Relative velocity change (left) and maximized correlation coefficient (right) calculated using all signals of the dataset (solid) or skipping every second signal (dash dot). Results for signal windows of 0 µs – 250 µs and 0 µs – 1250 µs and stepwise reference CWI for ultrasonic signals collected during compression test. Frequency filtering performed for a frequency range of 40 kHz – 150 kHz. Results of CWI performed with range of ∈ (−0.075,0.075), for resolution 1.5⋅10–5. Data from Diewald et al. [[10], [22]].

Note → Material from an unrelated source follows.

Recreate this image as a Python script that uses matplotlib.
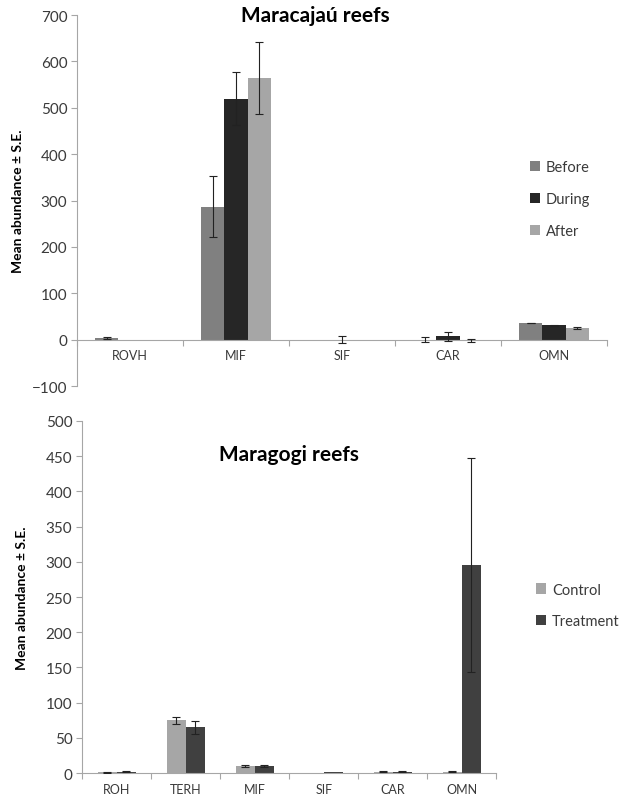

Influence of selected signal window
The signal window is assessed by application of fixed reference and stepwise reference CWI for the signal windows of 0 µs – 125 µs, 0 µs – 250 µs, 0 µs – 1250 µs, 0 µs – 2500 µs, 0 µs – 5000 µs, and 400 µs – 1250 µs. The results obtained over the experiment duration are illustrated in Fig. 10, Fig. 11. For better comparison of fixed and stepwise reference the results obtained using the suggested windows of 0 µs – 250 µs and 0 µs – 1250 µs are additionally displayed together in Fig. 12.
Fig. 10.
Relative velocity change (upper) and maximized correlation coefficient (lower) calculated using varying time windows and fixed reference (left) or stepwise reference (right) CWI for ultrasonic signals collected during compression test. Frequency filtering performed for a frequency range of 10 kHz – 150 kHz. Results of CWI performed with range of ∈ (−0.075,0.075) for resolution of 1.5⋅10–5. Data from Diewald et al. [[10], [22]].
Fig. 11.
Relative velocity change (upper) and maximized correlation coefficient (lower) calculated using varying time windows and fixed reference (left) or stepwise reference (right) CWI for ultrasonic signals collected during compression test. Frequency filtering performed for a frequency range of 40 kHz – 150 kHz. Results of CWI performed with range of ∈ (−0.075,0.075), for resolution 1.5⋅10–5. Data from Diewald et al. [[10], [22]].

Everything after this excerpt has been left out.